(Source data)
--- --- ---
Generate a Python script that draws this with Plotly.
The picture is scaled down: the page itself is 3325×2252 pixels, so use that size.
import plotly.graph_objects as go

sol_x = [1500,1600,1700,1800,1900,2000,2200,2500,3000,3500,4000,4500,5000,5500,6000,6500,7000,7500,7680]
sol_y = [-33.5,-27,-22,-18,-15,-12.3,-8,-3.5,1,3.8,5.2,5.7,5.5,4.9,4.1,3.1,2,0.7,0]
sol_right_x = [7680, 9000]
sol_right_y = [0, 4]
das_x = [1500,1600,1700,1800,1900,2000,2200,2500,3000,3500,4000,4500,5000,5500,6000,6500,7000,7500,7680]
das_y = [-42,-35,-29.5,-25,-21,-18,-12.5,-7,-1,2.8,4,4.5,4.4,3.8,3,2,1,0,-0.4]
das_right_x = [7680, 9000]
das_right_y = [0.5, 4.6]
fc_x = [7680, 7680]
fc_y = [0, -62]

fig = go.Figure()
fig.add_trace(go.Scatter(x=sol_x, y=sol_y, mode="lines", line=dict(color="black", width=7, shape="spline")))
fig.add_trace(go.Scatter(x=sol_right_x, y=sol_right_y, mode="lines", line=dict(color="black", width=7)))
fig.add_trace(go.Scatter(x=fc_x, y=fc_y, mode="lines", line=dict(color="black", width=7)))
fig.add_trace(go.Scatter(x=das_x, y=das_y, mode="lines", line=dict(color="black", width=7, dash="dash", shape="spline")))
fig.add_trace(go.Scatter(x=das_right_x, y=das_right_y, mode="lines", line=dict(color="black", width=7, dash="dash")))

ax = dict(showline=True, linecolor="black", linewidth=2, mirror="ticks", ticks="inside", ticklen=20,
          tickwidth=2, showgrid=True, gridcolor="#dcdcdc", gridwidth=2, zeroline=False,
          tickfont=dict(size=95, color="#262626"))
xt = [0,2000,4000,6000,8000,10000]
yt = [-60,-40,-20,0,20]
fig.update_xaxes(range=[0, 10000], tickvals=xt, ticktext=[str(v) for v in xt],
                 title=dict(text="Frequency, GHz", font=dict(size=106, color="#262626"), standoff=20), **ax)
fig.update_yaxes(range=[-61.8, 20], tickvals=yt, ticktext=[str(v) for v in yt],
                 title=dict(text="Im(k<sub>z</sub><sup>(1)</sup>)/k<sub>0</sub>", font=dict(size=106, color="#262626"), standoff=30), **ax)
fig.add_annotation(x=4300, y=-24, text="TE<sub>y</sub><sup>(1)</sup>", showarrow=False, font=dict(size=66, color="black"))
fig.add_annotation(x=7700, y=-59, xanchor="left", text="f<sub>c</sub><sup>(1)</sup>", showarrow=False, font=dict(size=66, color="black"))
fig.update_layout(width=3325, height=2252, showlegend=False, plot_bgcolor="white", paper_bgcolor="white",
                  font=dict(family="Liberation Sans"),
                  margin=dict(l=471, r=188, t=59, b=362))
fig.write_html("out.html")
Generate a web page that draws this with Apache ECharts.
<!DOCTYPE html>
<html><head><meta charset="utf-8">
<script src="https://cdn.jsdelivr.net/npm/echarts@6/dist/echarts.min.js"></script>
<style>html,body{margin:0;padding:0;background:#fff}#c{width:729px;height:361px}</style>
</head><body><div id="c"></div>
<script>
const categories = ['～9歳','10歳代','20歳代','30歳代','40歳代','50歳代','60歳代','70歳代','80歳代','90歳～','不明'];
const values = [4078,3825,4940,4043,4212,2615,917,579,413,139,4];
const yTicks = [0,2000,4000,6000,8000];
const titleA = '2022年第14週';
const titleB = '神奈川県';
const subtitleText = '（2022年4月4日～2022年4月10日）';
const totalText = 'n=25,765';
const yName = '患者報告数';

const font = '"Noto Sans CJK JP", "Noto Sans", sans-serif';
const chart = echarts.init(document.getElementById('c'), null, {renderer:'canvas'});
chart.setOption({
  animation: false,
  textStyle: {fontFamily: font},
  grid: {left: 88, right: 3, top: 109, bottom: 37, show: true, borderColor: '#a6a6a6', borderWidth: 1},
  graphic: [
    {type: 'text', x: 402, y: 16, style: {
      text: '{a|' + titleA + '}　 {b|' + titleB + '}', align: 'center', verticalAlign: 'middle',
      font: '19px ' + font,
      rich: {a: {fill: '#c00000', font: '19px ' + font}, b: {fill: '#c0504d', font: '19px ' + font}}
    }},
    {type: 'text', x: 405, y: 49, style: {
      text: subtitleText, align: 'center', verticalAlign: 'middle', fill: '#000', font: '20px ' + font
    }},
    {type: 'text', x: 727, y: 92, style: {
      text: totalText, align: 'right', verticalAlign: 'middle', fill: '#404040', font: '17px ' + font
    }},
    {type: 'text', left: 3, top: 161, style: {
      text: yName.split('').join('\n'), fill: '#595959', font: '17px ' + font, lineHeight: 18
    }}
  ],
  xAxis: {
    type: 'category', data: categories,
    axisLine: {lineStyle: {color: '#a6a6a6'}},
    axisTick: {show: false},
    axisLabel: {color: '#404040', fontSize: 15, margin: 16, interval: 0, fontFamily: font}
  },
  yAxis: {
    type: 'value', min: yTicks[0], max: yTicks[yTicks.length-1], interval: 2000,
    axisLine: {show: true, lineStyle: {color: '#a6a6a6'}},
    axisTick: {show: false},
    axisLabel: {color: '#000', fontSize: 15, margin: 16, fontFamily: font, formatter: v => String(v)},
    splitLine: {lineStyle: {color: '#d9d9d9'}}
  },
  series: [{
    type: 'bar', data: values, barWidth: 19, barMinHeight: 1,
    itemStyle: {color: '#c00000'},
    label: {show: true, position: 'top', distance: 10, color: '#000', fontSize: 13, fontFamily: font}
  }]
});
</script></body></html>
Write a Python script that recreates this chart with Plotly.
--- --- ---
● **Task**: Transcribe the data above in full, exactly.

● **The result**:
Generate a Python script that draws this with Plotly.
The picture is scaled down: the page itself is 3325×2252 pixels, so use that size.
import plotly.graph_objects as go

sol_x = [1500,1600,1700,1800,1900,2000,2200,2500,3000,3500,4000,4500,5000,5500,6000,6500,7000,7500,7680]
sol_y = [-33.5,-27,-22,-18,-15,-12.3,-8,-3.5,1,3.8,5.2,5.7,5.5,4.9,4.1,3.1,2,0.7,0]
sol_right_x = [7680, 9000]
sol_right_y = [0, 4]
das_x = [1500,1600,1700,1800,1900,2000,2200,2500,3000,3500,4000,4500,5000,5500,6000,6500,7000,7500,7680]
das_y = [-42,-35,-29.5,-25,-21,-18,-12.5,-7,-1,2.8,4,4.5,4.4,3.8,3,2,1,0,-0.4]
das_right_x = [7680, 9000]
das_right_y = [0.5, 4.6]
fc_x = [7680, 7680]
fc_y = [0, -62]

fig = go.Figure()
fig.add_trace(go.Scatter(x=sol_x, y=sol_y, mode="lines", line=dict(color="black", width=7, shape="spline")))
fig.add_trace(go.Scatter(x=sol_right_x, y=sol_right_y, mode="lines", line=dict(color="black", width=7)))
fig.add_trace(go.Scatter(x=fc_x, y=fc_y, mode="lines", line=dict(color="black", width=7)))
fig.add_trace(go.Scatter(x=das_x, y=das_y, mode="lines", line=dict(color="black", width=7, dash="dash", shape="spline")))
fig.add_trace(go.Scatter(x=das_right_x, y=das_right_y, mode="lines", line=dict(color="black", width=7, dash="dash")))

ax = dict(showline=True, linecolor="black", linewidth=2, mirror="ticks", ticks="inside", ticklen=20,
          tickwidth=2, showgrid=True, gridcolor="#dcdcdc", gridwidth=2, zeroline=False,
          tickfont=dict(size=95, color="#262626"))
xt = [0,2000,4000,6000,8000,10000]
yt = [-60,-40,-20,0,20]
fig.update_xaxes(range=[0, 10000], tickvals=xt, ticktext=[str(v) for v in xt],
                 title=dict(text="Frequency, GHz", font=dict(size=106, color="#262626"), standoff=20), **ax)
fig.update_yaxes(range=[-61.8, 20], tickvals=yt, ticktext=[str(v) for v in yt],
                 title=dict(text="Im(k<sub>z</sub><sup>(1)</sup>)/k<sub>0</sub>", font=dict(size=106, color="#262626"), standoff=30), **ax)
fig.add_annotation(x=4300, y=-24, text="TE<sub>y</sub><sup>(1)</sup>", showarrow=False, font=dict(size=66, color="black"))
fig.add_annotation(x=7700, y=-59, xanchor="left", text="f<sub>c</sub><sup>(1)</sup>", showarrow=False, font=dict(size=66, color="black"))
fig.update_layout(width=3325, height=2252, showlegend=False, plot_bgcolor="white", paper_bgcolor="white",
                  font=dict(family="Liberation Sans"),
                  margin=dict(l=471, r=188, t=59, b=362))
fig.write_html("out.html")
Generate a web page that draws this with Apache ECharts.
<!DOCTYPE html>
<html><head><meta charset="utf-8">
<script src="https://cdn.jsdelivr.net/npm/echarts@6/dist/echarts.min.js"></script>
<style>html,body{margin:0;padding:0;background:#fff}#c{width:729px;height:361px}</style>
</head><body><div id="c"></div>
<script>
const categories = ['～9歳','10歳代','20歳代','30歳代','40歳代','50歳代','60歳代','70歳代','80歳代','90歳～','不明'];
const values = [4078,3825,4940,4043,4212,2615,917,579,413,139,4];
const yTicks = [0,2000,4000,6000,8000];
const titleA = '2022年第14週';
const titleB = '神奈川県';
const subtitleText = '（2022年4月4日～2022年4月10日）';
const totalText = 'n=25,765';
const yName = '患者報告数';

const font = '"Noto Sans CJK JP", "Noto Sans", sans-serif';
const chart = echarts.init(document.getElementById('c'), null, {renderer:'canvas'});
chart.setOption({
  animation: false,
  textStyle: {fontFamily: font},
  grid: {left: 88, right: 3, top: 109, bottom: 37, show: true, borderColor: '#a6a6a6', borderWidth: 1},
  graphic: [
    {type: 'text', x: 402, y: 16, style: {
      text: '{a|' + titleA + '}　 {b|' + titleB + '}', align: 'center', verticalAlign: 'middle',
      font: '19px ' + font,
      rich: {a: {fill: '#c00000', font: '19px ' + font}, b: {fill: '#c0504d', font: '19px ' + font}}
    }},
    {type: 'text', x: 405, y: 49, style: {
      text: subtitleText, align: 'center', verticalAlign: 'middle', fill: '#000', font: '20px ' + font
    }},
    {type: 'text', x: 727, y: 92, style: {
      text: totalText, align: 'right', verticalAlign: 'middle', fill: '#404040', font: '17px ' + font
    }},
    {type: 'text', left: 3, top: 161, style: {
      text: yName.split('').join('\n'), fill: '#595959', font: '17px ' + font, lineHeight: 18
    }}
  ],
  xAxis: {
    type: 'category', data: categories,
    axisLine: {lineStyle: {color: '#a6a6a6'}},
    axisTick: {show: false},
    axisLabel: {color: '#404040', fontSize: 15, margin: 16, interval: 0, fontFamily: font}
  },
  yAxis: {
    type: 'value', min: yTicks[0], max: yTicks[yTicks.length-1], interval: 2000,
    axisLine: {show: true, lineStyle: {color: '#a6a6a6'}},
    axisTick: {show: false},
    axisLabel: {color: '#000', fontSize: 15, margin: 16, fontFamily: font, formatter: v => String(v)},
    splitLine: {lineStyle: {color: '#d9d9d9'}}
  },
  series: [{
    type: 'bar', data: values, barWidth: 19, barMinHeight: 1,
    itemStyle: {color: '#c00000'},
    label: {show: true, position: 'top', distance: 10, color: '#000', fontSize: 13, fontFamily: font}
  }]
});
</script></body></html>
Write a Python script that recreates this chart with Plotly.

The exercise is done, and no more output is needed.